The research to date on the effects of species diversity on hantavirus transmission best supports the first two hypotheses. In the case of the experimental plots in Panama, the data support the first hypothesis; there was an increase in the number of rodent individuals that led to an increase in the number of SNV-infected hosts (see Figure 19.2). Presumably, as the number of small­mammal competitors declined, the rodent host species were able to take advantage of greater resources and their numbers increased. More host individuals then led to greater hantavirus disease transmission.

Disentangling the effect of higher density from the effect of reduced species diversity can be difficult. One study, using the trematode parasite Schistosoma mansoni and its snail host, manipulated species richness while keeping density constant (Johnson et al. 2009). The researchers showed that the presence of other snail species reduced parasite transmission even when the density of the host remained constant. In this case, the multispecies treatments reduced the encounter rate of the snail host with its trematode parasite by providing alternative but suboptimal host species. Other studies have shown that which species are lost within a community can make a difference in disease transmission, supporting principles of the idiosyncratic hypothesis (see Figure 19.22C). It is clear that the number of examples of species diversity loss and disease transmission is increasing, but the generalities that can be drawn from these examples are still unfolding.
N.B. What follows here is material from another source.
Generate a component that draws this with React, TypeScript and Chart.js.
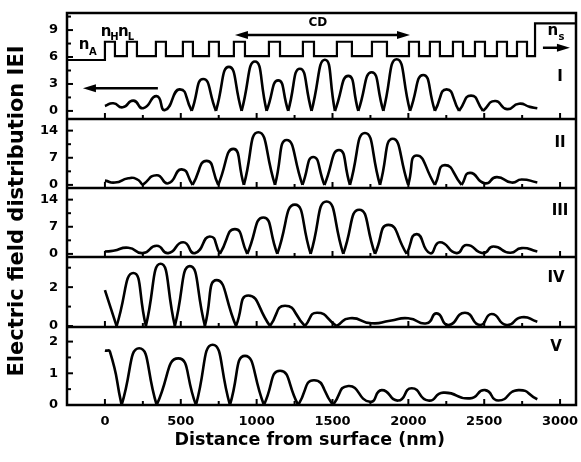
import React, { useEffect, useRef } from 'react';
import { Chart, registerables } from 'chart.js';
Chart.register(...registerables);

const FONT = "'DejaVu Sans', 'Liberation Sans', sans-serif";

// x axis (nm)
const xMin = -250;
const xMax = 3105;
const xMajorTicks = [0, 500, 1000, 1500, 2000, 2500, 3000];
const xMinorTicks = [250, 750, 1250, 1750, 2250, 2750];

// refractive-index profile drawn in panel I
const highStarts = [0, 145, 336, 514, 686, 850, 1081, 1305, 1529, 1760, 2004, 2142, 2294, 2439, 2584, 2716];
const highEnds = [66, 211, 402, 580, 751, 923, 1154, 1378, 1628, 1859, 2070, 2208, 2360, 2505, 2650, 2782];
const substrateStart = 2835;
const nAmbient = 5.67;
const nHigh = 7.7;
const nLow = 6.1;
const nSubstrate = 9.75;

// field curves |E|
const distI = [0, 55, 117, 187, 252, 341, 396, 494, 572, 648, 732, 817, 901, 989, 1066, 1142, 1208, 1285, 1362, 1450, 1516, 1604, 1670, 1758, 1835, 1923, 2011, 2098, 2175, 2252, 2334, 2413, 2492, 2571, 2650, 2729, 2801, 2850];
const fieldI = [0.55, 0.85, 0.4, 1.15, 0.3, 1.65, 0.1, 2.4, 0, 3.55, 0, 4.9, 0, 5.5, 0, 3.4, 0, 4.7, 0, 5.7, 0, 3.9, 0, 4.3, 0, 5.75, 0, 4.0, 0, 2.4, 0, 1.7, 0, 1.1, 0.2, 0.8, 0.45, 0.3];

const distII = [0, 66, 154, 209, 249, 341, 417, 506, 578, 670, 747, 846, 916, 1011, 1121, 1198, 1302, 1373, 1447, 1543, 1615, 1714, 1813, 1897, 1999, 2055, 2175, 2241, 2351, 2406, 2505, 2582, 2681, 2747, 2850];
const fieldII = [1.1, 0.6, 1.7, 1.5, 0, 2.5, 0.4, 4.0, 0, 6.2, 0, 9.3, 0, 13.6, 0, 11.6, 0, 7.2, 0, 9.0, 0, 13.4, 0, 11.9, 0, 7.6, 0, 5.1, 0, 3.1, 0.4, 2.0, 0.6, 1.4, 0.6];

const distIII = [0, 55, 154, 249, 341, 417, 516, 593, 692, 758, 857, 938, 1044, 1136, 1252, 1356, 1461, 1571, 1676, 1780, 1868, 1989, 2055, 2142, 2208, 2318, 2384, 2494, 2560, 2670, 2747, 2850];
const fieldIII = [0.6, 0.8, 1.6, 0.2, 2.1, 0.2, 3.0, 0.2, 4.5, 0, 6.4, 0, 9.4, 0, 12.7, 0, 13.5, 0, 11.4, 0, 7.5, 0, 5.1, 0.2, 3.0, 0.2, 2.3, 0.2, 1.9, 0.3, 1.5, 0.6];

const distIV = [0, 77, 187, 270, 367, 461, 560, 659, 736, 864, 945, 1088, 1187, 1318, 1398, 1527, 1615, 1758, 1879, 1999, 2121, 2187, 2263, 2373, 2472, 2549, 2648, 2747, 2850];
const fieldIV = [1.85, 0, 2.73, 0, 3.2, 0, 3.08, 0, 2.36, 0, 1.57, 0, 1.04, 0, 0.68, 0, 0.4, 0.14, 0.27, 0.4, 0.14, 0.65, 0.05, 0.68, 0.05, 0.62, 0.05, 0.45, 0.22];

const distV = [0, 33, 110, 226, 341, 483, 600, 710, 824, 923, 1048, 1154, 1274, 1378, 1503, 1604, 1747, 1824, 1933, 2022, 2131, 2230, 2406, 2505, 2593, 2725, 2850];
const fieldV = [1.72, 1.68, 0, 1.79, 0, 1.47, 0, 1.9, 0, 1.55, 0, 1.08, 0, 0.78, 0, 0.6, 0.1, 0.47, 0.14, 0.53, 0.14, 0.39, 0.21, 0.47, 0.14, 0.47, 0.18];

// panels
const panelIds = ['yI', 'yII', 'yIII', 'yIV', 'yV'];
const panelNames = ['I', 'II', 'III', 'IV', 'V'];
const panelMin = [-0.9, -0.8, -0.8, -0.05, 0];
const panelMax = [10.9, 17, 17, 3.55, 2.46];
const panelWeights = [106, 69, 69, 70, 78];
const majorTicks = [[0, 3, 6, 9], [0, 7, 14], [0, 7, 14], [0, 2], [0, 1, 2]];
const minorTicks = [[1.5, 4.5, 7.5, 10.5], [3.5, 10.5], [3.5, 10.5], [1, 3], [0.5, 1.5]];
const nameX = [3000, 3000, 3000, 2973, 2973];
const nameY = [3.8, 10.9, 11, 2.46, 1.84];

// panel I annotations (data coordinates)
const labelTexts = ['n', 'A', 'n', 'H', 'n', 'L', 'n', 's', 'CD'];
const labelX = [-138, -79, 7, 63, 122, 171, 2953, 3009, 1404];
const labelY = [7.33, 6.56, 8.78, 8.2, 8.78, 8.2, 8.9, 8.17, 9.83];
const labelSize = [15, 10, 15, 10, 15, 10, 15, 10, 12];
// arrows: from, to (tip), y, double-headed
const arrowFrom = [857, 349, 2887];
const arrowTo = [2011, -145, 3065];
const arrowY = [8.44, 2.52, 7.03];
const arrowDouble = [true, false, false];

const xTitle = 'Distance from surface (nm)';
const yTitle = 'Electric field distribution IEI';

type P = { x: number; y: number };
function arches(xs: number[], ys: number[]): P[][] {
  const segs: P[][] = [];
  let cur: P[] = [];
  xs.forEach((x, i) => {
    const p = { x, y: ys[i] };
    cur.push(p);
    if (ys[i] === 0 && cur.length > 1 && i < xs.length - 1) {
      segs.push(cur);
      cur = [p];
    }
  });
  if (cur.length > 1) segs.push(cur);
  return segs;
}

function indexProfile(): P[] {
  const pts: P[] = [{ x: xMin, y: nAmbient }];
  highStarts.forEach((s, i) => {
    pts.push({ x: s, y: nHigh });
    pts.push({ x: highEnds[i], y: nLow });
  });
  pts.push({ x: substrateStart, y: nSubstrate });
  pts.push({ x: xMax, y: nSubstrate });
  return pts;
}

const decor = {
  id: 'decor',
  afterDatasetsDraw(chart: any) {
    const ctx = chart.ctx as CanvasRenderingContext2D;
    const { left, right, top, bottom } = chart.chartArea;
    const xs = chart.scales.x;
    const line = (x1: number, y1: number, x2: number, y2: number) => {
      ctx.beginPath();
      ctx.moveTo(x1, y1);
      ctx.lineTo(x2, y2);
      ctx.stroke();
    };
    ctx.save();
    ctx.strokeStyle = '#000';
    ctx.fillStyle = '#000';
    panelIds.forEach((id, k) => {
      const s = chart.scales[id];
      ctx.lineWidth = 2;
      xMajorTicks.forEach(v => { const px = xs.getPixelForValue(v); line(px, s.bottom, px, s.bottom - 6); });
      xMinorTicks.forEach(v => { const px = xs.getPixelForValue(v); line(px, s.bottom, px, s.bottom - 4); });
      majorTicks[k].forEach(v => { const py = s.getPixelForValue(v); line(left, py, left + 6, py); });
      minorTicks[k].forEach(v => { const py = s.getPixelForValue(v); line(left, py, left + 4, py); });
      ctx.lineWidth = 2.5;
      if (k < panelIds.length - 1) line(left, s.bottom, right, s.bottom);
      ctx.font = `bold 15px ${FONT}`;
      ctx.textAlign = 'center';
      ctx.textBaseline = 'middle';
      ctx.fillText(panelNames[k], xs.getPixelForValue(nameX[k]), s.getPixelForValue(nameY[k]));
    });
    ctx.lineWidth = 2.5;
    ctx.strokeRect(left, top, right - left, bottom - top);

    const y1 = chart.scales.yI;
    labelTexts.forEach((t, i) => {
      ctx.font = `bold ${labelSize[i]}px ${FONT}`;
      ctx.textAlign = 'center';
      ctx.textBaseline = 'middle';
      ctx.fillText(t, xs.getPixelForValue(labelX[i]), y1.getPixelForValue(labelY[i]));
    });
    const head = (tipX: number, y: number, dir: number) => {
      ctx.beginPath();
      ctx.moveTo(tipX, y);
      ctx.lineTo(tipX - dir * 13, y - 4);
      ctx.lineTo(tipX - dir * 13, y + 4);
      ctx.closePath();
      ctx.fill();
    };
    arrowFrom.forEach((f, i) => {
      const a = xs.getPixelForValue(f);
      const b = xs.getPixelForValue(arrowTo[i]);
      const py = y1.getPixelForValue(arrowY[i]);
      const dir = b > a ? 1 : -1;
      ctx.lineWidth = 2.5;
      line(arrowDouble[i] ? a + dir * 8 : a, py, b - dir * 8, py);
      head(b, py, dir);
      if (arrowDouble[i]) head(a, py, -dir);
    });

    ctx.font = `bold 17.5px ${FONT}`;
    ctx.textAlign = 'center';
    ctx.textBaseline = 'middle';
    ctx.fillText(xTitle, xs.getPixelForValue(1350), 440);
    ctx.save();
    ctx.translate(18, (top + bottom) / 2 + 2);
    ctx.rotate(-Math.PI / 2);
    ctx.font = `bold 21px ${FONT}`;
    ctx.fillText(yTitle, 0, 0);
    ctx.restore();
    ctx.restore();
  },
};

export default function App() {
  const ref = useRef<HTMLCanvasElement>(null);
  useEffect(() => {
    if (!ref.current) return;
    const curves = [[distI, fieldI], [distII, fieldII], [distIII, fieldIII], [distIV, fieldIV], [distV, fieldV]];
    const datasets: any[] = [];
    curves.forEach(([xs, ys], k) => {
      arches(xs, ys).forEach(seg => {
        datasets.push({ data: seg, yAxisID: panelIds[k], xAxisID: 'x', borderColor: '#000', borderWidth: 2.6, tension: 0.6, pointRadius: 0, fill: false, borderJoinStyle: 'round' });
      });
    });
    datasets.push({ data: indexProfile(), yAxisID: 'yI', xAxisID: 'x', stepped: true, borderColor: '#000', borderWidth: 2.2, pointRadius: 0, fill: false });

    const tickFont = { family: FONT, size: 13, weight: 'bold' as const };
    const scales: any = {
      x: {
        type: 'linear', position: 'bottom', min: xMin, max: xMax,
        grid: { display: false, drawTicks: false }, border: { display: false },
        ticks: { font: tickFont, color: '#000', padding: 9, autoSkip: false, maxRotation: 0, callback: (v: any) => String(v) },
        afterBuildTicks: (s: any) => { s.ticks = xMajorTicks.map(v => ({ value: v })); },
        afterFit: (s: any) => { s.height = 57; s.paddingLeft = 0; s.paddingRight = 0; },
      },
    };
    panelIds.forEach((id, k) => {
      scales[id] = {
        type: 'linear', position: 'left', stack: 'panels', stackWeight: panelWeights[k], weight: 10 - k,
        min: panelMin[k], max: panelMax[k],
        grid: { display: false, drawTicks: false }, border: { display: false },
        ticks: { font: tickFont, color: '#000', padding: 9, autoSkip: false, callback: (v: any) => String(v) },
        afterBuildTicks: (s: any) => { s.ticks = majorTicks[k].map(v => ({ value: v })); },
        afterFit: (s: any) => { s.width = 67; s.paddingTop = 0; s.paddingBottom = 0; },
      };
    });

    const chart = new Chart(ref.current, {
      type: 'line',
      data: { datasets },
      options: {
        responsive: false,
        animation: false,
        layout: { padding: { top: 13, right: 5, bottom: 0, left: 0 } },
        plugins: { legend: { display: false }, tooltip: { enabled: false } },
        scales,
      },
      plugins: [decor],
    });
    return () => chart.destroy();
  }, []);
  return (
    <div style={{ position: 'absolute', left: 0, top: 0, width: 581, height: 462, background: '#fff' }}>
      <canvas ref={ref} width={581} height={462} />
    </div>
  );
}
By applying basic principles of ecology to zoonotic disease transmission, we can see that we cannot underestimate the role of species diversity in regulating community integrity. We must consider what might seem like inconsequential and esoteric details, such as the number of species that coexist within communities. In this case, species richness makes all the difference, not only in protecting humans from disease transmission, but also in thwarting

emerging and potentially dangerous diseases in the future.

Connections in Nature

Managing Pathogens by Managing Biodiversity

As more evidence accumulates that changes in biodiversity can trigger infectious diseases, there is interest in managing for these outbreaks.

First, it is critical to survey potential “emergence hot spots” where land use changes and agricultural intensification reduce diversity and have the potential to trigger endemic wildlife pathogens, potentially causing them to jump to new host species, including livestock and humans. In fact, research shows that almost half of the zoonotic diseases that have emerged since 1940 have occurred in regions where major changes in land use, agriculture, or wildlife hunting practices have occurred (Jones et al. 2008). In addition, taking care to reduce disease transmission of captive wildlife should be a special focus, given the recent evidence that coronavirus SARS-CoV-2 (COVID 19) was transmitted to humans from captive wild animals sold at a market in China.

Second, the research also suggests that another 20% of diseases emerging since the 1940s have arisen through the widespread use of antibiotics and the production of resistant strains of microbes. Antibiotics are thought to select for resistant microbes both by eliminating the diversity of nonresistant microbial strains and by eliminating species that suppress those strains. The observation that a more diverse microbiome can suppress strains that are resistant to antibiotics suggests that avoiding the overuse of these pharmaceuticals in medicine and agriculture is critical in preventing emerging diseases.

Finally, managing emerging diseases will involve considering the complex ways that factors such as climate change, invasive species, and pollution interact with biodiversity loss to increase the emergence and transmission of diseases. Despite the many questions that remain, it is clear that managing for biodiversity is a critical component in protecting human populations from potential disease epidemics.